-- Supplied records start --

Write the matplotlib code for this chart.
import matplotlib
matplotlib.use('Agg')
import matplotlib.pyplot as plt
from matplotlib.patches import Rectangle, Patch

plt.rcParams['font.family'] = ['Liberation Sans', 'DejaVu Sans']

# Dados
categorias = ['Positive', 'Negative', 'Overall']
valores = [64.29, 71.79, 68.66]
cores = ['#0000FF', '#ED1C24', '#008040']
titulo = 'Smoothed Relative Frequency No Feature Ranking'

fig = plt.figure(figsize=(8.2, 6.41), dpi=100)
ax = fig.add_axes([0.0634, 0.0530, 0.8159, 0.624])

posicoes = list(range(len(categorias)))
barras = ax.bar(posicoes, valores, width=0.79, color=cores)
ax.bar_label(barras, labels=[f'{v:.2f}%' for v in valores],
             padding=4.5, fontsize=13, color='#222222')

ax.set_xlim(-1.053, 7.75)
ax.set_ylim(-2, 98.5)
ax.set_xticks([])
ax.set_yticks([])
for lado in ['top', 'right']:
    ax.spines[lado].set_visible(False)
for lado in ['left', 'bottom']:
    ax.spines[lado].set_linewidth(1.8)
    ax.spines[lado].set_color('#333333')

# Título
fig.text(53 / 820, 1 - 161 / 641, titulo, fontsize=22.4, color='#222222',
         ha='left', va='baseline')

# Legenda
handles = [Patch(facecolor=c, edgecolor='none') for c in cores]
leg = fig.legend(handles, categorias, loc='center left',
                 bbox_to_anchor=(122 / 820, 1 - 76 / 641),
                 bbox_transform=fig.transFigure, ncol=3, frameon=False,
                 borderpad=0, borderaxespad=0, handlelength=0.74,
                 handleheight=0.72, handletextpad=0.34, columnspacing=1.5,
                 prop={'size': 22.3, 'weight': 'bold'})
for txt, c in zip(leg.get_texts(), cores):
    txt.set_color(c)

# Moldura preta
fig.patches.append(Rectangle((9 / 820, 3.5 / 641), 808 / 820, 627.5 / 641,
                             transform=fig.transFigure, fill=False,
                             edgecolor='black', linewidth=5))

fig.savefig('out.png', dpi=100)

-- Supplied records end --
-- Supplied records start --

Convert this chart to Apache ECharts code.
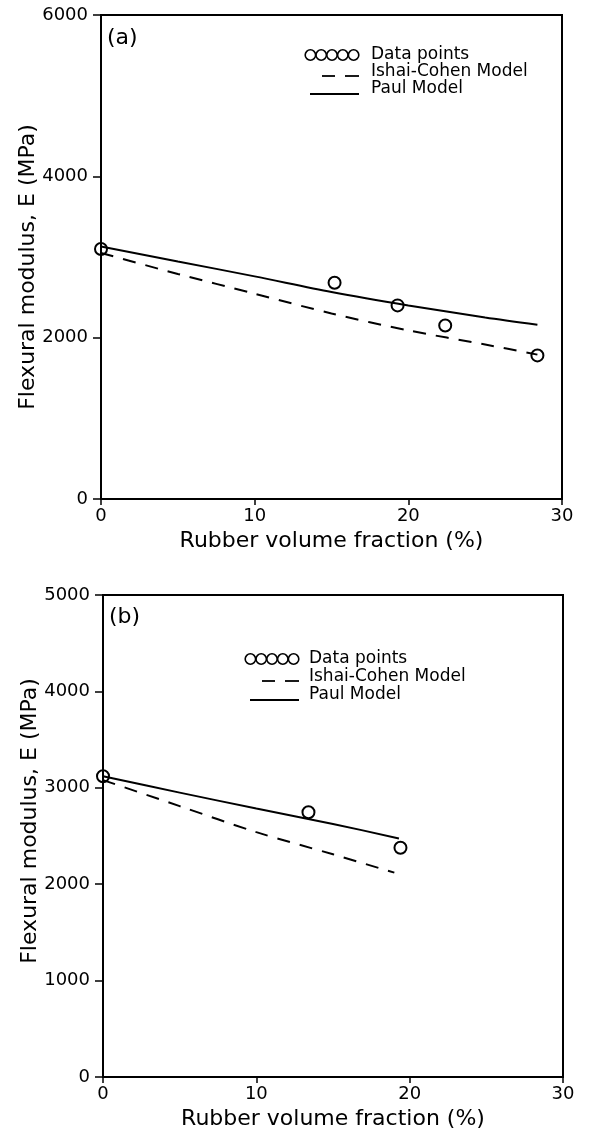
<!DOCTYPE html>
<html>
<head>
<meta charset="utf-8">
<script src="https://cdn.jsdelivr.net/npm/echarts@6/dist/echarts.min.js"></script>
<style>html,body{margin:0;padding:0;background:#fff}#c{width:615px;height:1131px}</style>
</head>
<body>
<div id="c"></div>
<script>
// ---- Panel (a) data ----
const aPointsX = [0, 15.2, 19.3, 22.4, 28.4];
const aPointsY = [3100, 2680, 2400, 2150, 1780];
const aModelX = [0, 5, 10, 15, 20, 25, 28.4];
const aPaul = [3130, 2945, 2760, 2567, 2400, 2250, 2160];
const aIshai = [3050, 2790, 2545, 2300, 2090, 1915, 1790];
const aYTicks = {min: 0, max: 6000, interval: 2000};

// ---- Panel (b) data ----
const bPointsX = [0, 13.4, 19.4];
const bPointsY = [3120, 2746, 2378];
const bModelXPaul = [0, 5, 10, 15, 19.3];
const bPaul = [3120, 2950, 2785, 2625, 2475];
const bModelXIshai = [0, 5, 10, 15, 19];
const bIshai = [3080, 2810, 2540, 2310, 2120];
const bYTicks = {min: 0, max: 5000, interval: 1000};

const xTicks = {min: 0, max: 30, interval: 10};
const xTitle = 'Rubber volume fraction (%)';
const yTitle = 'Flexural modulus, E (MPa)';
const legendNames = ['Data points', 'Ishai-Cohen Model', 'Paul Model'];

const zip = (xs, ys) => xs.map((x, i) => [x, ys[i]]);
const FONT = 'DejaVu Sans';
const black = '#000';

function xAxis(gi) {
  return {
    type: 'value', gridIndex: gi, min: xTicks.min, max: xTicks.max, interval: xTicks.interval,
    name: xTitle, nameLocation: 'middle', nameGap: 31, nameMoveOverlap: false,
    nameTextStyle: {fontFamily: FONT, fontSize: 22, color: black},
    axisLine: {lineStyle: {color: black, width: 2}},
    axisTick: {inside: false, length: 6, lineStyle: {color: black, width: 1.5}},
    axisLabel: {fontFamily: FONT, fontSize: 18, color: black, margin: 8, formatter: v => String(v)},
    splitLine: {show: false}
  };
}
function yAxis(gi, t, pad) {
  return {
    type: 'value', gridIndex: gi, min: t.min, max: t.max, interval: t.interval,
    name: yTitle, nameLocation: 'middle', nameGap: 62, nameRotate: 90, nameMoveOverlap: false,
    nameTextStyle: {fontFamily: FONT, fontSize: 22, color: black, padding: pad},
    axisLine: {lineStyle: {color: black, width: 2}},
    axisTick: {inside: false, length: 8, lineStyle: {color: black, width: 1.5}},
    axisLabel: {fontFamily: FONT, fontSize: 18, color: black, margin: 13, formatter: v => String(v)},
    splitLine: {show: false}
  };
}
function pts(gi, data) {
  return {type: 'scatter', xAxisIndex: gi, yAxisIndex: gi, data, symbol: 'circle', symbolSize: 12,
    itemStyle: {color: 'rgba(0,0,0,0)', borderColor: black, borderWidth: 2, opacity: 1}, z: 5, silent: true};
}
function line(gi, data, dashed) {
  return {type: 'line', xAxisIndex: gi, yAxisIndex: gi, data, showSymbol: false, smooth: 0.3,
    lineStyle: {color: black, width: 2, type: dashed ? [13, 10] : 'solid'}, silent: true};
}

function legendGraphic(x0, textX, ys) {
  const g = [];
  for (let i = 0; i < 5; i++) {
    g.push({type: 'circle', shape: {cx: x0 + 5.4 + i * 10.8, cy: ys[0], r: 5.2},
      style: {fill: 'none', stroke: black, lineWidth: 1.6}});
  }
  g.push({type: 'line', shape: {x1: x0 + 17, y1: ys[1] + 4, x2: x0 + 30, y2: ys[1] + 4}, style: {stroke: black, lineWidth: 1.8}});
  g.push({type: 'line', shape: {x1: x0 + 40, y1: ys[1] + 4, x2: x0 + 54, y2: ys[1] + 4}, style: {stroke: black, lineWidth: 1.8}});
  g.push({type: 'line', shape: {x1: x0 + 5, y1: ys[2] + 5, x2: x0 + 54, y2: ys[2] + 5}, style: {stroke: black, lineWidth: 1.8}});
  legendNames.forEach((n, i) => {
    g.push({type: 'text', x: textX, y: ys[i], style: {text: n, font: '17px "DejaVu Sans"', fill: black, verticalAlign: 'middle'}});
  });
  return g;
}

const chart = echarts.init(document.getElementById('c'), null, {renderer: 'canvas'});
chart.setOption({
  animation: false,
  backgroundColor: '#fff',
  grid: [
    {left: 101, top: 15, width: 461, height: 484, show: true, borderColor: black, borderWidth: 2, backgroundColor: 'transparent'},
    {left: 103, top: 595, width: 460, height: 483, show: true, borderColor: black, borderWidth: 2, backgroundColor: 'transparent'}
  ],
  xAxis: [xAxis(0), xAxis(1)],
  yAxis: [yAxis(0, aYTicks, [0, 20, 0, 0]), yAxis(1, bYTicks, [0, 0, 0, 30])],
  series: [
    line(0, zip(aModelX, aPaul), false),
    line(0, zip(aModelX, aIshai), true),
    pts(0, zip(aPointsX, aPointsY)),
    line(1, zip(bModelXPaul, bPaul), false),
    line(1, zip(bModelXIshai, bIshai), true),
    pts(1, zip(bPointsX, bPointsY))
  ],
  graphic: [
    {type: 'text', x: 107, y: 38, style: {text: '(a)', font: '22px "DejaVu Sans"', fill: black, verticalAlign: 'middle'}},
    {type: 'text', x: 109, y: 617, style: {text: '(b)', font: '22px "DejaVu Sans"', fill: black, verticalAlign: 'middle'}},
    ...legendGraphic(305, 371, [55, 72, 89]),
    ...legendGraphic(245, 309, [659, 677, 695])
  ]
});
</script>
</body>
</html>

-- Supplied records end --

* Problem to solve:
Word for word, retype the lines in the entries above that run from the one with "Convert this chart to Apache ECharts code." through the one with "const black = '#000';". Both ends count; pictures do not.

* Answer to the task:
Convert this chart to Apache ECharts code.
<!DOCTYPE html>
<html>
<head>
<meta charset="utf-8">
<script src="https://cdn.jsdelivr.net/npm/echarts@6/dist/echarts.min.js"></script>
<style>html,body{margin:0;padding:0;background:#fff}#c{width:615px;height:1131px}</style>
</head>
<body>
<div id="c"></div>
<script>
// ---- Panel (a) data ----
const aPointsX = [0, 15.2, 19.3, 22.4, 28.4];
const aPointsY = [3100, 2680, 2400, 2150, 1780];
const aModelX = [0, 5, 10, 15, 20, 25, 28.4];
const aPaul = [3130, 2945, 2760, 2567, 2400, 2250, 2160];
const aIshai = [3050, 2790, 2545, 2300, 2090, 1915, 1790];
const aYTicks = {min: 0, max: 6000, interval: 2000};

// ---- Panel (b) data ----
const bPointsX = [0, 13.4, 19.4];
const bPointsY = [3120, 2746, 2378];
const bModelXPaul = [0, 5, 10, 15, 19.3];
const bPaul = [3120, 2950, 2785, 2625, 2475];
const bModelXIshai = [0, 5, 10, 15, 19];
const bIshai = [3080, 2810, 2540, 2310, 2120];
const bYTicks = {min: 0, max: 5000, interval: 1000};

const xTicks = {min: 0, max: 30, interval: 10};
const xTitle = 'Rubber volume fraction (%)';
const yTitle = 'Flexural modulus, E (MPa)';
const legendNames = ['Data points', 'Ishai-Cohen Model', 'Paul Model'];

const zip = (xs, ys) => xs.map((x, i) => [x, ys[i]]);
const FONT = 'DejaVu Sans';
const black = '#000';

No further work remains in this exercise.